We talk a lot about reviews for good reasons. They are an extremely powerful influence on the consumer journey. In fact, our research has found that 71% of people read consumer reviews before making a purchase. Reviews are so influential they have integrated every form of consumer marketing. But don’t take my word for it. Let’s examine the market’s current conception of reviews, the influence they wield, and the importance of quality and quantity.
Nielsen’s latest Global Trust in Advertising report revealed online consumer reviews are the 2nd most trusted source of brand and product information. Unsurprisingly, 61% of customers read online reviews before making a purchase decision. Serving as the first stop for potential customers, reviews are rightfully gaining importance and making ripples. Tagrin notes “Some industry observers predict that retail will change more in the next five years than it has over the past century.” He shares five predictions for the future of reviews.
1. All reviews will eventually be linked to social networks
As reviews become linked to shoppers’ real identities, anonymity will disappear. The benefits of this are tremendous. Reviews will gain credibility when associated with real people and consumers will easily determine which reviewer is a chronic complainer or trustworthy source. Retailers will have the ability to identify and interact with valuable customers and further customer relationships.
2. Shoppers will turn to their friends’ reviews first
I see the seeds of this prediction now in Facebook likes, Google+ reviews, and Twitter interactions between consumers and brands. And it makes sense that you would place more value in your techie friend Jessica’s review of a tablet than a complete stranger’s thoughts.

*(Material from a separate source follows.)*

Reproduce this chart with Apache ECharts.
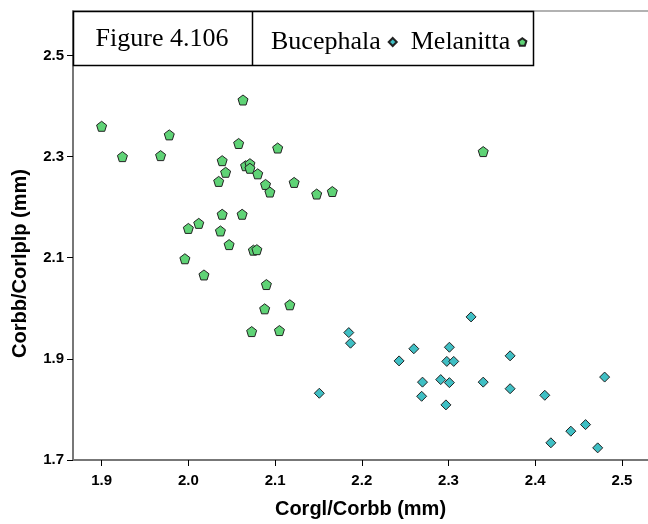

3. Reviews will be aggregated by reviewer
What if you appreciated Jessica’s tablet review and now want to see what other tech products she likes? Tagrin predicts in the future you’ll be able to click on a reviewer’s profile and see all the online reviews she’s written, across multiple sites or stores, in one place.
4. Reviews will be personalized
With a growing number of reviewers for more and more products, odds are consumers will be inundated when conducting research. To improve user experience, reviews will be personally tailored to each reader, returning results from people with similar interests. Because both reviewer and review-reader’s personal information will be readily available online, the matches will likely be very relevant.
5. All formats will become compatible
Currently, there are many different review formats and information required by websites and retailers. Tagrin writes “websites will continue to get smarter about extracting the most important information from any type of customer review.” No matter if it’s a video review or stars-ratings, the information customers care most about will consistently become prominent and easily found.
Reflecting more comfort with digital than Gen X mothers, online baby registries have increased 94% from 2013 as millennial moms are making registry decisions online using all information available there – including peer reviews.
While three of every four expectant moms surveyed do have cheaper items like bedding and diapers on their registry lists, 72% also include expensive things like car seats and baby characters. Interestingly the survey compared the effectiveness of online reviews written by other parents and those written by editorial experts. In $50,000-$100,000 households, 61% of moms bought or placed strollers on their registries after reading parent reviews whereas only 44% of moms did so after reading the online editorial expert reviews.
Consumer reviews influence purchasing decisions for all products – cheap and expensive. Which means not soliciting or prominently displaying customer reviews could cost you.
88% Of Consumers Trust Online Reviews As Much As Personal Recommendations
By Myles Anderson for Search Engine Land
In the stroller example, why is there such a big jump in between the impact of peer vs. editorial expert reviews?
Almost nine in ten consumers trust online reviews as much as personal recommendations. Consumers are more trusting if there are multiple customer reviews to read. The survey noted 67% of consumers read up to six reviews and 85% read up to ten. Shoppers value reviews and are willing to spend time reading them.
Also intrinsic to trust is authenticity. Anderson writes:
“The subject of fake reviews has had a lot of news coverage and is clearly in the consciousness of the average consumer. It’s likely that they will only become more discerning in their trust of reviews as this issue becomes more prevalent.”
Yelp has consistently denied that they force small businesses into paying fees to keep positive reviews prominently displayed and hide or remove negative reviews. Now a three-judge panel at the 9th Circuit has ruled that “even if plaintiffs could adequately prove that Yelp has removed and replaced positive reviews and manipulated star ratings in exchange for paid ads, Yelp wouldn’t have been doing anything illegal.”
While not illegal, it is incredibly damaging to Yelp’s integrity. And it’s not over. There is still a shareholders’ lawsuit that cited the over 2,000 complaints the Federal Trade Commission has received about Yelp and a separate false advertising suit over Yelp’s claim of having “the most trusted reviews”.
Consumers are tired of fake reviews. With such overwhelming evidence of the power of authentic reviews, why would any company risk losing such a valuable tool?